The squirt gun was the second iteration of transmogrifier technology.

You’re right. It’s been a long time.

Well yes. But again those characters are designed as foils to Calvin. Susie is drawn boring because 6yo Calvin thinks girls are boring.

I’m talking about a completely separate strip, a whole franchise, whose protagonist is a hyper-imaginative 6yo girl. How would that play out? I expect women find C&H cute but ultimately annoying as there aren’t any good roles for the females young or old.

So the question is what a strip designed to appeal to women and their memory of their own early childhood would look like. I’m pretty sure it wouldn’t look like Susie and Mr. Bun; at least not much of the time.

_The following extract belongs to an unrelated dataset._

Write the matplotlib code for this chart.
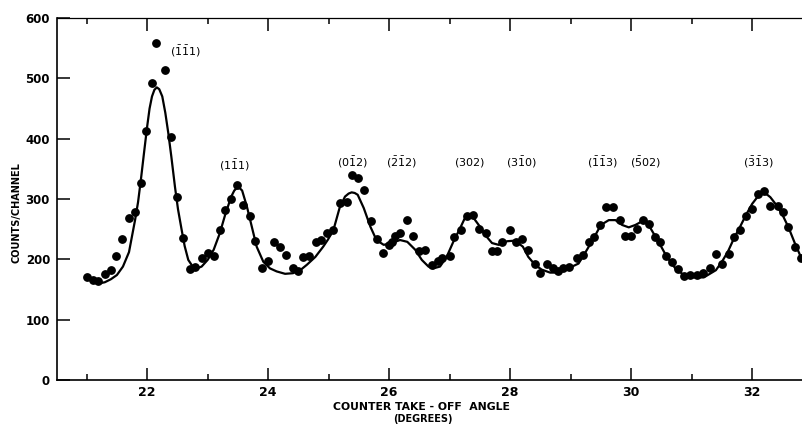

No, Susie is not a figment of Calvin’s imagination. She’s drawn boring because she is. Calvin reveals how he sees her to us, but she is not portrayed that way otherwise. And Hobbes likes her too, and I value Hobbes opinion over Calvin’s.

I’m sorry; we’re not communicating due to my poor explanations.

I agree 100% that Susie is as real as Calvin in the strip world. But Watterson made Susie boring because that’s what Calvin’s life (both his real and imaginary lives) needs for the strip to function. In a strip centered on a highly active boy, the girl has to be boring.

My point was that in a strip centered on a highly imaginative 6yo girl, that girl would not be boring. At least not if the strip was going to have any legs. That very different POV is why none of the characters from C&H could be reused; they show a world designed around the needs, preferences, and perceptions of a 6yo boy.

Well, there’s Cul de Sac.

It has several characters, but the main one is Alice, an imaginative and pushy 5yo girl. She finds her older brother Petey pretty boring and useless.

Babymouse fills this role pretty well. I’m not sure if she’s six, and she’s definitely not human, but her stories regularly lapse into over-the-top fantasy sequences in much the same way Calvin’s do. (It’s a graphic novel series, not a strip, so I guess that’s another deviation; but strips are getting pretty rare these days).

I understand what you mean, I was just pointing out that we did have Susie. No, she wasn’t simply a gender flipped version of Hobbes. But I don’t think it will be that simple to a produce a similar young girl version of Calvin, she’ll need her own personality, her own relationship with a stuffed animal, with parents, friends, teachers, cardboard boxes, and reality.